GIVEN EXERCISE.
Reproduce exactly the lines starting at the line that contains "Write a LaTeX" and ending at the line that contains "(9,6) -- (422,6);". Omit pictures.

ENTRIES SUPPLIED.
^^^^^^^^

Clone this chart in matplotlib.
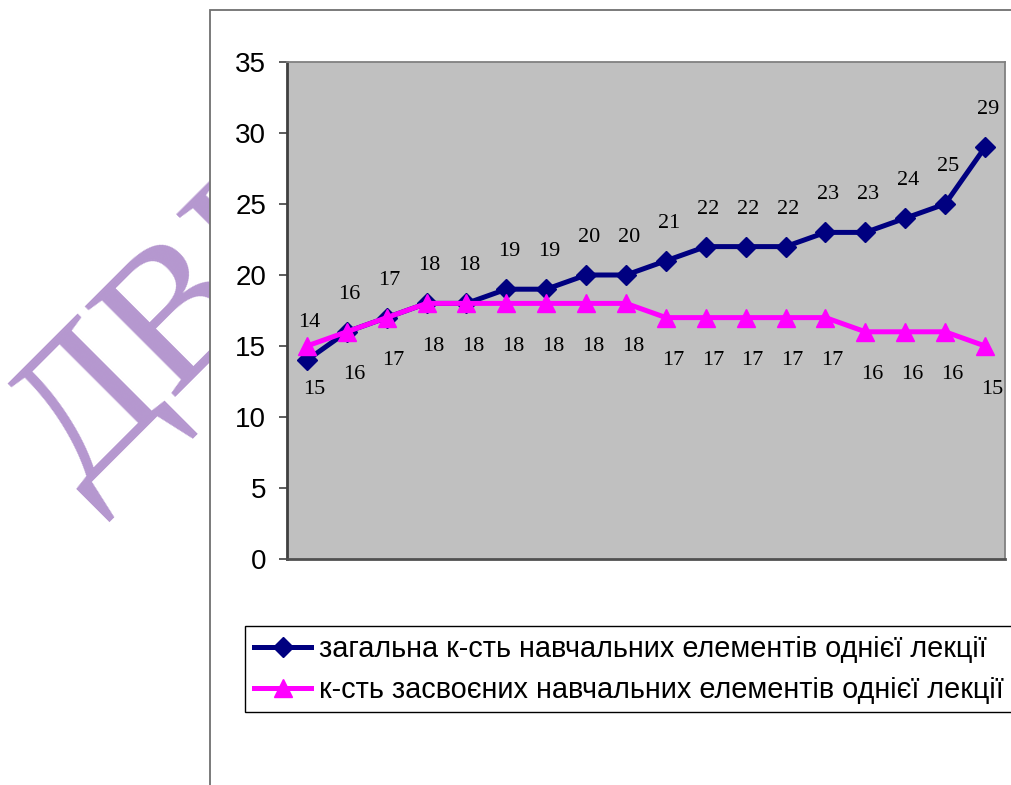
import matplotlib
matplotlib.use("Agg")
import matplotlib.pyplot as plt
from matplotlib.patches import Rectangle

# lecture-by-lecture counts of learning elements
total_elements = [14, 16, 17, 18, 18, 19, 19, 20, 20, 21, 22, 22, 22, 23, 23, 24, 25, 29]
learned_elements = [15, 16, 17, 18, 18, 18, 18, 18, 18, 17, 17, 17, 17, 17, 16, 16, 16, 15]

total_name = "загальна к-сть навчальних елементів однієї лекції"
learned_name = "к-сть засвоєних навчальних елементів однієї лекції"

y_ticks = [0, 5, 10, 15, 20, 25, 30, 35]

W, H = 1012, 785
fig = plt.figure(figsize=(W / 100, H / 100), dpi=100)

# faint watermark behind the chart
fig.text(78 / W, 1 - 492 / H, "ДВНЗ", family="Liberation Serif", fontsize=140,
         color="#b597cf", rotation=45, rotation_mode="anchor",
         ha="left", va="baseline", zorder=-3)

# white chart area with its thin frame
fig.add_artist(Rectangle((210 / W, -0.1), 1.0, 1 - 10 / H + 0.1,
                         transform=fig.transFigure, facecolor="white",
                         edgecolor="#707070", linewidth=1.3, zorder=-2))

ax = fig.add_axes([287 / W, 1 - 559 / H, (1005 - 287) / W, (559 - 62) / H])
ax.set_facecolor("#c0c0c0")

x = list(range(len(total_elements)))
ax.plot(x, total_elements, color="#000080", linewidth=3.6, marker="D",
        markersize=10, label=total_name, zorder=3)
ax.plot(x, learned_elements, color="#ff00ff", linewidth=3.6, marker="^",
        markersize=13, label=learned_name, zorder=4)

for i, v in enumerate(total_elements):
    ax.annotate(str(v), (i, v), xytext=(2, 27), textcoords="offset points",
                ha="center", va="center", family="Liberation Serif",
                fontsize=16, color="black", zorder=5)
for i, v in enumerate(learned_elements):
    ax.annotate(str(v), (i, v), xytext=(5, -31), textcoords="offset points",
                ha="center", va="center", family="Liberation Serif",
                fontsize=16, color="black", zorder=5)

ax.set_xlim(-0.5, len(total_elements) - 0.5)
ax.set_ylim(0, 35)
ax.set_yticks(y_ticks)
ax.set_xticks([])
ax.tick_params(axis="y", direction="out", length=6, width=1.2, pad=9,
               labelsize=20, color="#404040")
for lbl in ax.get_yticklabels():
    lbl.set_family("Liberation Sans")

for side in ("top", "right"):
    ax.spines[side].set_color("#808080")
    ax.spines[side].set_linewidth(1.3)
ax.spines["left"].set_color("#404040")
ax.spines["left"].set_linewidth(2)
ax.spines["bottom"].set_color("#505050")
ax.spines["bottom"].set_linewidth(2)

leg = fig.legend(loc="upper left", bbox_to_anchor=(245 / W, 1 - 626 / H),
                 borderaxespad=0, frameon=True, fancybox=False,
                 edgecolor="black", framealpha=1, handlelength=2.0,
                 handletextpad=0.25, borderpad=0.3, labelspacing=0.45,
                 prop={"family": "Liberation Sans", "size": 20.8})
leg.get_frame().set_linewidth(1.0)

fig.savefig("out.png", dpi=100)
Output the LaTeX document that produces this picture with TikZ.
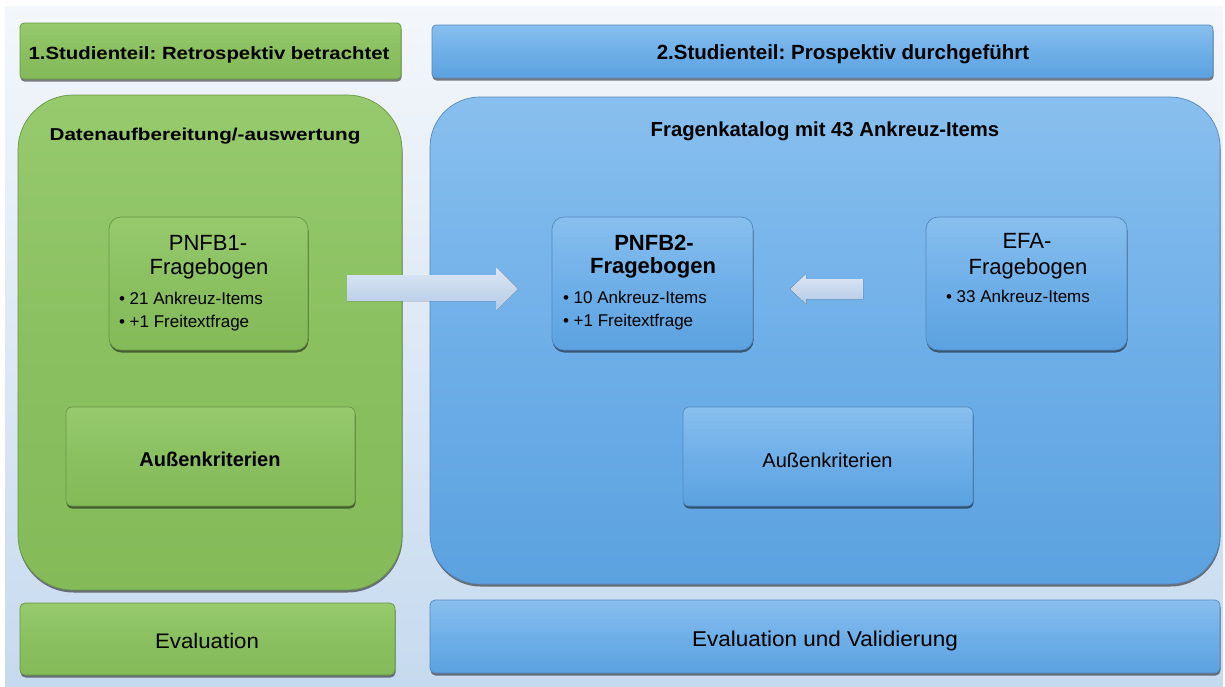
\documentclass[tikz,border=0pt]{standalone}
\usepackage{fontspec}
\setmainfont{Liberation Sans}
\usepackage{graphicx}
\usetikzlibrary{shadows}
\frenchspacing

\definecolor{gtop}{HTML}{96CA6D}
\definecolor{gmid}{HTML}{8BC061}
\definecolor{gbot}{HTML}{84BA58}
\definecolor{gline}{HTML}{6A9646}
\definecolor{btop}{HTML}{88BFEE}
\definecolor{bmid}{HTML}{6FAFE8}
\definecolor{bbot}{HTML}{5BA2E0}
\definecolor{bline}{HTML}{5488BE}
\definecolor{bgtop}{HTML}{F4F7FB}
\definecolor{bgbot}{HTML}{C6DAEF}
\definecolor{atop}{HTML}{DCE7F4}
\definecolor{abot}{HTML}{B4CAE6}

\newcommand{\fsz}[1]{\fontsize{#1}{#1}\selectfont}
\newcommand{\sxx}[2]{\scalebox{#1}[1]{#2}}

\begin{document}
\begin{tikzpicture}[x=1pt,y=-1pt,
  boxbase/.style={inner sep=0pt, outer sep=0pt, line width=0.7pt,
    drop shadow={shadow xshift=0.5pt, shadow yshift=-2.5pt, opacity=0.5, fill=black}},
  gbox/.style={boxbase, draw=gline, top color=gtop, bottom color=gbot, middle color=gmid},
  bbox/.style={boxbase, draw=bline, top color=btop, bottom color=bbot, middle color=bmid},
  txt/.style={inner sep=0pt, outer sep=0pt, anchor=base, text=black},
  bul/.style={inner sep=0pt, outer sep=0pt, anchor=base west, text=black, font=\fsz{17}},
  arr/.style={top color=atop, bottom color=abot, draw=none}
]
% canvas
\fill[white] (0,0) rectangle (1225,686);
\shade[top color=bgtop, bottom color=bgbot] (5,6) rectangle (1223,686);
\useasboundingbox (0,0) rectangle (1225,686);

% headers
\node[gbox, rounded corners=4pt, minimum width=381pt, minimum height=56pt] (h1) at (210.5,51) {};
\node[bbox, rounded corners=4pt, minimum width=781pt, minimum height=53pt] (h2) at (822.5,51.5) {};
\node[txt] (h1t) at (209,59) {\fsz{17.7}\bfseries\sxx{1.15}{1.Studienteil: Retrospektiv betrachtet}};
\node[txt] (h2t) at (843,59) {\fsz{20.5}\bfseries 2.Studienteil: Prospektiv durchgeführt};

% big panels
\node[gbox, rounded corners=55pt, minimum width=384pt, minimum height=495pt] (pg) at (210,342.5) {};
\node[bbox, rounded corners=50pt, minimum width=790pt, minimum height=487pt] (pb) at (825,340.5) {};
\node[txt] (pgt) at (205,140) {\fsz{17.2}\bfseries\sxx{1.2}{Datenaufbereitung/-auswertung}};
\node[txt] (pbt) at (825,136) {\fsz{20.3}\bfseries Fragenkatalog mit 43 Ankreuz-Items};

% questionnaire boxes
\node[gbox, rounded corners=12pt, minimum width=199pt, minimum height=133pt] (q1) at (208.5,283.5) {};
\node[bbox, rounded corners=12pt, minimum width=201pt, minimum height=133pt] (q2) at (652.5,283.5) {};
\node[bbox, rounded corners=12pt, minimum width=201pt, minimum height=133pt] (q3) at (1026.5,283.5) {};

\node[txt] (q1a) at (208,250) {\fsz{22}PNFB1-};
\node[txt] (q1b) at (209,274) {\fsz{22}Fragebogen};
\node[bul] (q1c) at (119,304) {• 21 Ankreuz-Items};
\node[bul] (q1d) at (119,327) {• +1 Freitextfrage};

\node[txt] (q2a) at (654,250) {\fsz{22}\bfseries PNFB2-};
\node[txt] (q2b) at (653,273) {\fsz{22}\bfseries Fragebogen};
\node[bul] (q2c) at (563,303) {• 10 Ankreuz-Items};
\node[bul] (q2d) at (563,326) {• +1 Freitextfrage};

\node[txt] (q3a) at (1027,248) {\fsz{22}EFA-};
\node[txt] (q3b) at (1028,274) {\fsz{22}Fragebogen};
\node[bul] (q3c) at (946,302) {• 33 Ankreuz-Items};

% Aussenkriterien
\node[gbox, rounded corners=6pt, minimum width=289pt, minimum height=99pt] (k1) at (210.5,456.5) {};
\node[bbox, rounded corners=6pt, minimum width=290pt, minimum height=99pt] (k2) at (828,456.5) {};
\node[txt] (k1t) at (210,466) {\fsz{20}\bfseries Außenkriterien};
\node[txt] (k2t) at (827.5,467) {\fsz{20}Außenkriterien};

% evaluation
\node[gbox, rounded corners=5pt, minimum width=375pt, minimum height=72pt] (e1) at (207.5,639) {};
\node[bbox, rounded corners=5pt, minimum width=790pt, minimum height=73pt] (e2) at (825,636.5) {};
\node[txt] (e1t) at (207,648) {\fsz{21}\sxx{1.06}{Evaluation}};
\node[txt] (e2t) at (825,646) {\fsz{21.4}\sxx{1.05}{Evaluation und Validierung}};

% block arrows
\fill[arr] (347,275) -- (496,275) -- (496,267) -- (518,289) -- (496,311) -- (496,301) -- (347,301) -- cycle;
\fill[arr] (863,279) -- (806,279) -- (806,274) -- (790,289) -- (806,304) -- (806,299) -- (863,299) -- cycle;
\end{tikzpicture}
\end{document}
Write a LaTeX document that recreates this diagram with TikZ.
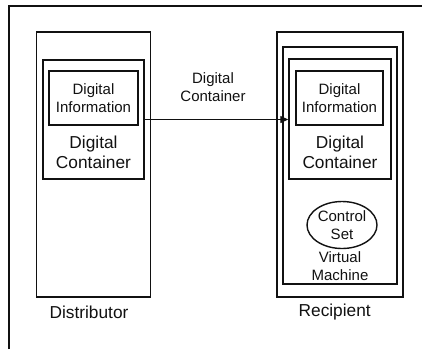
\documentclass[tikz,border=0pt]{standalone}
\usepackage{fontspec}
\setmainfont{Liberation Sans}
\usetikzlibrary{calc,arrows.meta,shapes.geometric}
\definecolor{ink}{HTML}{111111}
\tikzset{
  box/.style={draw=ink, line width=1.4pt, inner sep=0pt},
  big/.style={font=\fontsize{17.3}{20}\selectfont, align=center, text=ink},
  small/.style={font=\fontsize{15}{17.5}\selectfont, align=center, text=ink},
  arr/.style={draw=ink, line width=1.3pt, -{Triangle[length=8pt,width=7pt]}}
}
\newcommand{\BoxAt}[4]{% name, centre, width, height
  \node[box, minimum width=#3, minimum height=#4] (#1) at (#2) {};
}

\begin{document}
\begin{tikzpicture}[x=1pt,y=-1pt]
  \useasboundingbox (0,0) rectangle (422,349);
  % frame, cut by the page edge
  \draw[ink, line width=1.4pt] (9,349) -- (9,6) -- (422,6);

  % distributor side
  \BoxAt{dist}{93.7,164.5}{114pt}{265pt}
  \BoxAt{dcont}{93.5,119.5}{101pt}{119pt}
  \BoxAt{dinfo}{93.5,98}{89pt}{54pt}
  \node[small] (dinfot) at (dinfo) {Digital\\Information};
  \node[big] (dcontt) at (93.5,152) {Digital\\Container};
  \node[big] (distl) at (89,312) {Distributor};

  % recipient side
  \BoxAt{recp}{340,164.5}{126pt}{265pt}
  \BoxAt{vm}{340,165.5}{114pt}{237pt}
  \BoxAt{rcont}{340,119}{102pt}{120pt}
  \BoxAt{rinfo}{339.5,98}{87pt}{54pt}
  \node[small] (rinfot) at (rinfo) {Digital\\Information};
  \node[big] (rcontt) at (340,152) {Digital\\Container};
  \node[box, ellipse, minimum width=70pt, minimum height=47pt, small] (ctrl) at (342,225) {Control\\Set};
  \node[small] (vmt) at (340,266) {Virtual\\Machine};
  \node[big] (recpl) at (334.7,312) {Recipient};

  % transfer
  \coordinate (tip) at (dcont.east -| rcont.west);
  \draw[arr] (dcont.east) -- (tip);
  \node[small] (arrl) at (213,87) {Digital\\Container};
\end{tikzpicture}
\end{document}
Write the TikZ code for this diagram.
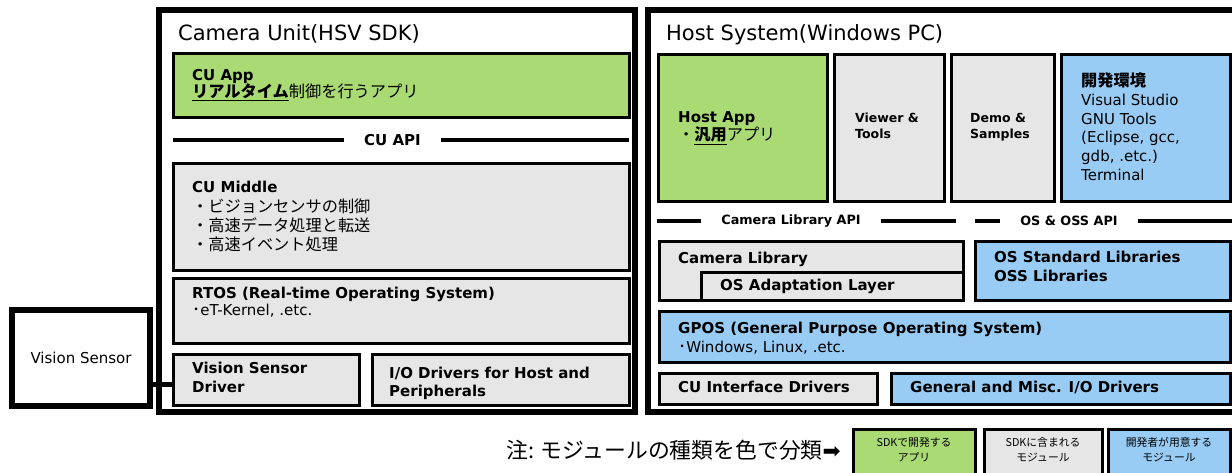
\documentclass[tikz,border=0pt]{standalone}
\usepackage{fontspec}
\setmainfont{DejaVu Sans}
\newfontfamily\jpfont[Scale=1.08]{Noto Sans CJK JP}
\newcommand\jp[1]{{\jpfont #1}}
\newcommand\setfs[2]{\fontsize{#1}{#2}\selectfont}
\newcommand\fst{\rule{0pt}{13pt}}
\definecolor{appgreen}{HTML}{A9DA74}
\definecolor{sdkgray}{HTML}{E6E6E6}
\definecolor{devblue}{HTML}{99CCF4}
\tikzset{
  outerbox/.style={draw, line width=6pt, inner sep=0pt, outer sep=0pt, anchor=north west},
  mod/.style={draw, line width=3pt, inner sep=0pt, outer sep=0pt, anchor=north west},
  appmod/.style={mod, fill=appgreen},
  sdkmod/.style={mod, fill=sdkgray},
  devmod/.style={mod, fill=devblue},
  txt/.style={inner sep=0pt, anchor=north west, align=left, font=\setfs{15}{19}},
  onetxt/.style={inner sep=0pt, anchor=base west, font=\setfs{15}{19}\bfseries},
  ttl/.style={inner sep=0pt, anchor=base west, font=\setfs{21}{25}},
  apilabel/.style={inner ysep=0pt, inner xsep=20pt, font=\setfs{15}{19}\bfseries},
  apiline/.style={line width=4pt},
  conn/.style={line width=5pt},
  lgtxt/.style={inner sep=0pt, align=center, font={\jpfont\setfs{10}{15}}},
}
\newcommand\modbox[6]{\node[#2, minimum width={(#5-#3)*1pt}, minimum height={(#6-#4)*1pt}] (#1) at (#3,#4) {};}
\begin{document}
\begin{tikzpicture}[x=1pt,y=-1pt]
\useasboundingbox (0,0) rectangle (1232,472);
\fill[white] (0,0) rectangle (1232,472);
\clip (0,0) rectangle (1232,472);

% outer frames
\node[outerbox, minimum width=475.5pt, minimum height=402pt] (cu) at (159,10) {};
\node[outerbox, minimum width=600pt, minimum height=402pt] (host) at (647.5,10) {};
\node[outerbox, minimum width=138pt, minimum height=96pt, font=\setfs{15}{19}] (vis) at (12,310) {Vision Sensor};

% camera unit modules
\modbox{cuapp}{appmod}{173}{53}{629}{117}
\modbox{cumid}{sdkmod}{173}{163}{629}{270}
\modbox{rtos}{sdkmod}{173}{278}{629}{343}
\modbox{vsd}{sdkmod}{173}{354}{359}{405}
\modbox{iod}{sdkmod}{372}{354}{629}{405}

% host modules
\modbox{happ}{appmod}{658}{54}{827}{201}
\modbox{viewer}{sdkmod}{834}{54}{944}{201}
\modbox{demo}{sdkmod}{951}{54}{1054}{201}
\modbox{devenv}{devmod}{1061}{54}{1230}{201}
\modbox{camlib}{sdkmod}{659}{241}{963}{300}
\modbox{osal}{sdkmod}{701}{272}{963}{300}
\modbox{osstd}{devmod}{975}{241}{1230}{300}
\modbox{gpos}{devmod}{659}{311}{1230}{362}
\modbox{cuif}{sdkmod}{659}{373}{877}{404}
\modbox{gmio}{devmod}{891}{373}{1230}{404}

% legend boxes
\modbox{lga}{appmod}{853}{429}{975}{476}
\modbox{lgb}{sdkmod}{984}{429}{1102}{476}
\modbox{lgc}{devmod}{1108}{429}{1230}{476}

% titles
\node[ttl] (cutitle) at (178,40.7) {Camera Unit(HSV SDK)};
\node[ttl] (hosttitle) at (666,40.7) {Host System(Windows PC)};

% camera unit texts
\node[txt, font=\setfs{15}{17}] (cuappt) at (192,67.5) {\fst\textbf{CU App}\\\jp{\textbf{\underline{リアルタイム}}制御を行うアプリ}};
\node[txt, font=\setfs{15}{19.3}] (cumidt) at (192,179.5) {\fst\textbf{CU Middle}\\\jp{・ビジョンセンサの制御}\\\jp{・高速データ処理と転送}\\\jp{・高速イベント処理}};
\node[txt, font=\setfs{15}{16.5}] (rtost) at (192,285.5) {\fst\textbf{RTOS (Real-time Operating System)}\\\jp{･}eT-Kernel, .etc.};
\node[txt] (vsdt) at (192,360.5) {\fst\textbf{Vision Sensor}\\\textbf{Driver}};
\node[txt, font=\setfs{15}{18}] (iodt) at (389,365.5) {\fst\textbf{I/O Drivers for Host and}\\\textbf{Peripherals}};

% CU API
\node[apilabel] (cuapi) at (392.5,140) {CU API};
\coordinate (cuapiL) at (173,140);
\coordinate (cuapiR) at (629,140);
\draw[apiline] (cuapiL) -- (cuapi.west);
\draw[apiline] (cuapi.east) -- (cuapiR);

% host texts
\node[txt, font=\setfs{15}{18}] (happt) at (678,109.5) {\fst\textbf{Host App}\\\jp{・\textbf{\underline{汎用}}アプリ}};
\node[txt, font=\setfs{12.5}{16}\bfseries] (viewert) at (855,111.5) {\rule{0pt}{11pt}Viewer \&\\Tools};
\node[txt, font=\setfs{12.5}{16}\bfseries] (demot) at (970,111.5) {\rule{0pt}{11pt}Demo \&\\Samples};
\node[txt, font=\setfs{15}{18.8}] (devenvt) at (1081,72.5) {\fst\jp{\textbf{開発環境}}\\Visual Studio\\GNU Tools\\(Eclipse, gcc,\\gdb, .etc.)\\Terminal};

% host API lines
\node[apilabel, font=\setfs{12.8}{15}\bfseries] (claapi) at (791,221) {Camera Library API};
\node[apilabel, font=\setfs{12.8}{15}\bfseries] (osapi) at (1069,221) {OS \& OSS API};
\coordinate (claL) at (657,221);
\coordinate (claR) at (956,221);
\coordinate (osL) at (975,221);
\coordinate (osR) at (1232,221);
\draw[apiline] (claL) -- (claapi.west);
\draw[apiline] (claapi.east) -- (claR);
\draw[apiline] (osL) -- (osapi.west);
\draw[apiline] (osapi.east) -- (osR);

\node[onetxt] (camlibt) at (678,263.5) {Camera Library};
\node[onetxt] (osalt) at (720,290.5) {OS Adaptation Layer};
\node[txt, font=\setfs{15}{19}\bfseries] (osstdt) at (994,249.5) {\fst OS Standard Libraries\\OSS Libraries};
\node[txt] (gpost) at (678,320.5) {\fst\textbf{GPOS (General Purpose Operating System)}\\\jp{･}Windows, Linux, .etc.};
\node[onetxt] (cuift) at (678,392.5) {CU Interface Drivers};
\node[onetxt] (gmiot) at (910,392.5) {General and Misc. I/O Drivers};

% vision sensor connection
\coordinate (vsdin) at ([yshift=-4.5pt]vsd.west);
\draw[conn] (vis.east |- vsdin) -- (vsdin);

% legend
\node[anchor=base west, inner sep=0pt, font=\setfs{20.2}{25}] (note) at (506,458) {\jp{注: モジュールの種類を色で分類}{\fontsize{21.5}{25}\selectfont ➡}};
\node[lgtxt] (lgat) at (914,450) {SDKで開発する\\アプリ};
\node[lgtxt] (lgbt) at (1043,450) {SDKに含まれる\\モジュール};
\node[lgtxt] (lgct) at (1169,450) {開発者が用意する\\モジュール};
\end{tikzpicture}
\end{document}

^^^^^^^^

WRITTEN REPLY.
Write a LaTeX document that recreates this diagram with TikZ.
\documentclass[tikz,border=0pt]{standalone}
\usepackage{fontspec}
\setmainfont{Liberation Sans}
\usetikzlibrary{calc,arrows.meta,shapes.geometric}
\definecolor{ink}{HTML}{111111}
\tikzset{
  box/.style={draw=ink, line width=1.4pt, inner sep=0pt},
  big/.style={font=\fontsize{17.3}{20}\selectfont, align=center, text=ink},
  small/.style={font=\fontsize{15}{17.5}\selectfont, align=center, text=ink},
  arr/.style={draw=ink, line width=1.3pt, -{Triangle[length=8pt,width=7pt]}}
}
\newcommand{\BoxAt}[4]{% name, centre, width, height
  \node[box, minimum width=#3, minimum height=#4] (#1) at (#2) {};
}

\begin{document}
\begin{tikzpicture}[x=1pt,y=-1pt]
  \useasboundingbox (0,0) rectangle (422,349);
  % frame, cut by the page edge
  \draw[ink, line width=1.4pt] (9,349) -- (9,6) -- (422,6);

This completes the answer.